Life

MADE UP Campaign's Men in Makeup a Little Invisible?

by Lily Allen

Oh corneas. You enable the majority of humans to see trees of green, red roses too, and think to ourselves: “What a wonderful world!” But you also make us beady-eyed crow people wont to ignore the true nature of individuals and situations because “Look… Shiny…”

University of Kansas student Brenna Paxton has received well-deserved props for MADE UP, a social experiment revealing the close link between visual indicators and notions of the feminine and masculine. To create MADE UP, Paxton photographed straight and gay couples after their typical “date-ready” beauty routine. She then asked each pair to wash up and re-perform this routine on their partner. The project’s tumblr page juxtaposes the “before” and “after” shots, and includes quotes from the couples reflecting on the experience.

Though MADE UP’s “About” section says the project is interested in how women and men visually perform gender, the lightning rod of discussion on the project’s tumblr page and across internet forums is women and their relation to makeup.

Bust.com’s coverage of the experiment closes by suggesting that it, “[proves] that many women are expected, by themselves and others, to look a certain way that doesn’t exist naturally.” Comments on the site ask whether it’s okay to think all women look better with makeup, and can a woman who wears makeup be a feminist. My question is, Why have men been left out of the discussion?

Online debates aside, the quotes featured on MADE Ups tumblr page would have us believe that even the men that participated in the project felt it was more about women and femininity than men and masculinity. It appears not one boyfriend had anything to say about the experience of wearing makeup. Nor did any of them want to float the reality that men take pains to look masculine, as new studies about grooming and the rise of male eating disorders demonstrate.

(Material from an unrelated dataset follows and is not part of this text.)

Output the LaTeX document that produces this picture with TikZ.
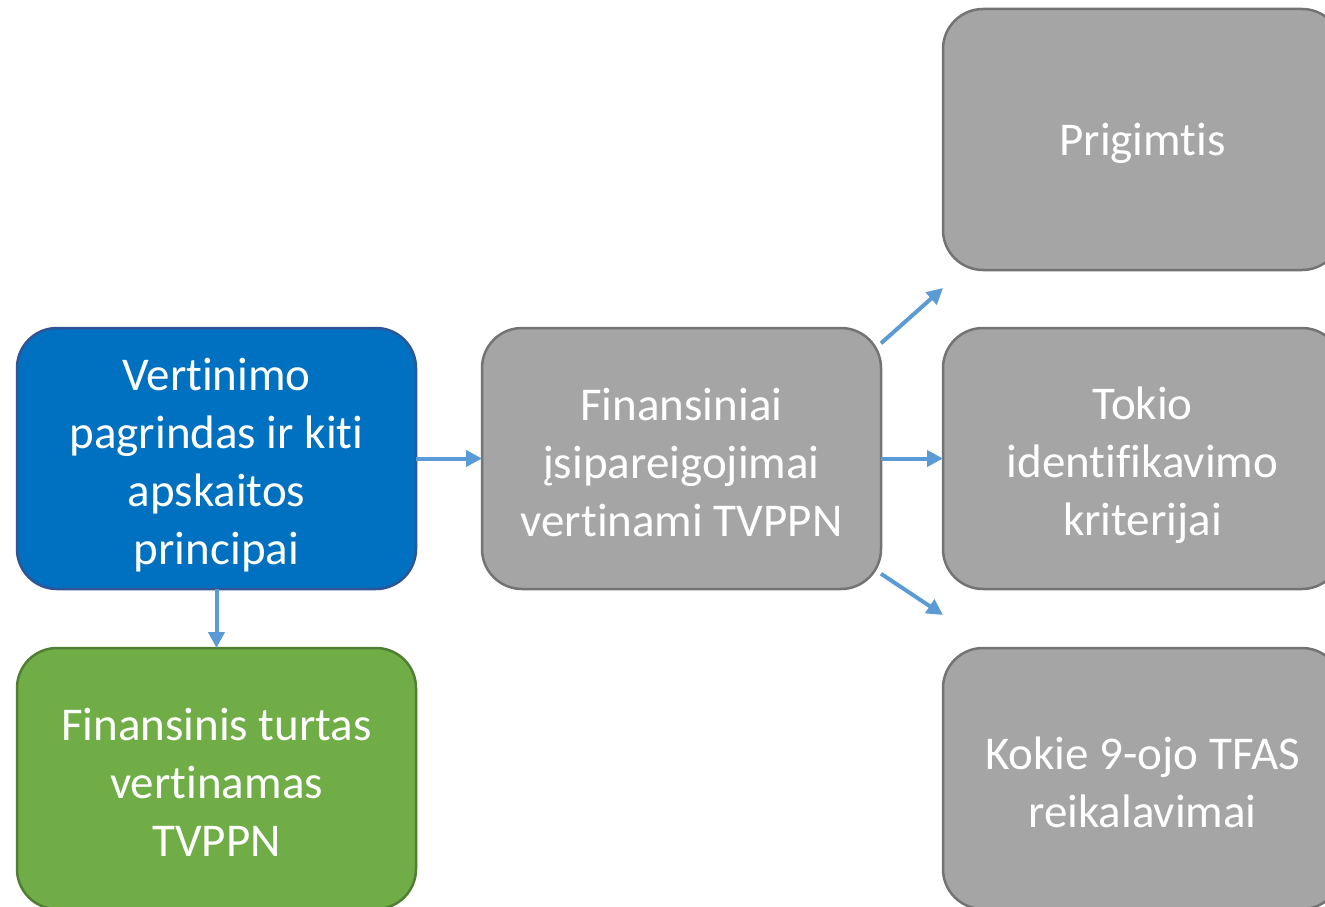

And why would they, when many Americans believe (explicitly or implicitly) that it’s not manly to question or have issues with standard notions of masculinity (particularly, I would venture, if the questioner is straight)? Femininity as problematic performance is old hat, yet it seems most of us are still content to see maleness as natural and far less nuanced. Women bitch, right? “Real men” accept things as they are.

When the men in MADE UP put on makeup, the “naturalness” of the male look is exposed as equally artificial and contingent on a set of visual indicators as femininity, because we suddenly see them as “effeminate,” when in fact, they are still men.

While it is tempting to make the conversation all about women, the larger point of MADE UP, to me, is that gender has a huge visual component, and we punish those who don’t perform it to snuff—be they men or women. When we don’t open up the dialogue to men, when we treat discussions of gender as if they pertain solely to women, both parties lose.